[Collected data]
══════════════════════════════

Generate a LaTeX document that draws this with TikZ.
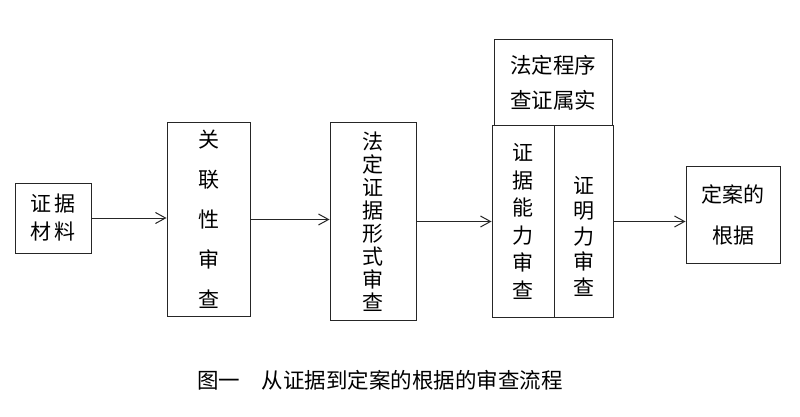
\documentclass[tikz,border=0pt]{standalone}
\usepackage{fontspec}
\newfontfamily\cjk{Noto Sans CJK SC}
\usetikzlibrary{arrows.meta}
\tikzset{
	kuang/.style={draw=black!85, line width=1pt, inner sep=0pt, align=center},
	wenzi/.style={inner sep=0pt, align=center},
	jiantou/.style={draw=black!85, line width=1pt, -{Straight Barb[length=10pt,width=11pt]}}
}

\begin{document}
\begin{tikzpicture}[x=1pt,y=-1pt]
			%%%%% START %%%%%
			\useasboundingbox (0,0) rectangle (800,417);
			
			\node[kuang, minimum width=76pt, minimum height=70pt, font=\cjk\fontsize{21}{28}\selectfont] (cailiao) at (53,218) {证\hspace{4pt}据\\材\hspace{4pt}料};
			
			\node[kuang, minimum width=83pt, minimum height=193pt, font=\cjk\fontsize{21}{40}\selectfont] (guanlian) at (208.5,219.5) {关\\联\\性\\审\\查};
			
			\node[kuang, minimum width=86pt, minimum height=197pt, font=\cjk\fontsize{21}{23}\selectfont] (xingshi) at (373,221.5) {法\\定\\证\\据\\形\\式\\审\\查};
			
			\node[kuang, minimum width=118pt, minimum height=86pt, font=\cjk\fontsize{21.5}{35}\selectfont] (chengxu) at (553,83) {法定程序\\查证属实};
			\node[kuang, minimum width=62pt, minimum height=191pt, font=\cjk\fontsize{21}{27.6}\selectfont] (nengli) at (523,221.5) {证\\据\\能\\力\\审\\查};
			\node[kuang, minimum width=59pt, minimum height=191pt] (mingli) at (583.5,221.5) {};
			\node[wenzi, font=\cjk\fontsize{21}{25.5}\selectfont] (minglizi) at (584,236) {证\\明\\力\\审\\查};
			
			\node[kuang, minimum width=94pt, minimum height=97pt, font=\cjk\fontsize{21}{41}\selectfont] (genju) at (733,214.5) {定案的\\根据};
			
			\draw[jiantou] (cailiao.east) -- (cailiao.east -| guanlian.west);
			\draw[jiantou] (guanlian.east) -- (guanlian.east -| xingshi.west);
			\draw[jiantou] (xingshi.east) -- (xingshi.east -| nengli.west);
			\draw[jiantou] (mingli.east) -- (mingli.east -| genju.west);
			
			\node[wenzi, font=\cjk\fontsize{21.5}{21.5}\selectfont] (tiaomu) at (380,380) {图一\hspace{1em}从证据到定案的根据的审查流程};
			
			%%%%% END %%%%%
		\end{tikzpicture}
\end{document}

══════════════════════════════

[Task description]
Omit the pictures and reproduce the listing exactly.

[The result]
Generate a LaTeX document that draws this with TikZ.
\documentclass[tikz,border=0pt]{standalone}
\usepackage{fontspec}
\newfontfamily\cjk{Noto Sans CJK SC}
\usetikzlibrary{arrows.meta}
\tikzset{
	kuang/.style={draw=black!85, line width=1pt, inner sep=0pt, align=center},
	wenzi/.style={inner sep=0pt, align=center},
	jiantou/.style={draw=black!85, line width=1pt, -{Straight Barb[length=10pt,width=11pt]}}
}

\begin{document}
\begin{tikzpicture}[x=1pt,y=-1pt]
			%%%%% START %%%%%
			\useasboundingbox (0,0) rectangle (800,417);
			
			\node[kuang, minimum width=76pt, minimum height=70pt, font=\cjk\fontsize{21}{28}\selectfont] (cailiao) at (53,218) {证\hspace{4pt}据\\材\hspace{4pt}料};
			
			\node[kuang, minimum width=83pt, minimum height=193pt, font=\cjk\fontsize{21}{40}\selectfont] (guanlian) at (208.5,219.5) {关\\联\\性\\审\\查};
			
			\node[kuang, minimum width=86pt, minimum height=197pt, font=\cjk\fontsize{21}{23}\selectfont] (xingshi) at (373,221.5) {法\\定\\证\\据\\形\\式\\审\\查};
			
			\node[kuang, minimum width=118pt, minimum height=86pt, font=\cjk\fontsize{21.5}{35}\selectfont] (chengxu) at (553,83) {法定程序\\查证属实};
			\node[kuang, minimum width=62pt, minimum height=191pt, font=\cjk\fontsize{21}{27.6}\selectfont] (nengli) at (523,221.5) {证\\据\\能\\力\\审\\查};
			\node[kuang, minimum width=59pt, minimum height=191pt] (mingli) at (583.5,221.5) {};
			\node[wenzi, font=\cjk\fontsize{21}{25.5}\selectfont] (minglizi) at (584,236) {证\\明\\力\\审\\查};
			
			\node[kuang, minimum width=94pt, minimum height=97pt, font=\cjk\fontsize{21}{41}\selectfont] (genju) at (733,214.5) {定案的\\根据};
			
			\draw[jiantou] (cailiao.east) -- (cailiao.east -| guanlian.west);
			\draw[jiantou] (guanlian.east) -- (guanlian.east -| xingshi.west);
			\draw[jiantou] (xingshi.east) -- (xingshi.east -| nengli.west);
			\draw[jiantou] (mingli.east) -- (mingli.east -| genju.west);
			
			\node[wenzi, font=\cjk\fontsize{21.5}{21.5}\selectfont] (tiaomu) at (380,380) {图一\hspace{1em}从证据到定案的根据的审查流程};
			
			%%%%% END %%%%%
		\end{tikzpicture}
\end{document}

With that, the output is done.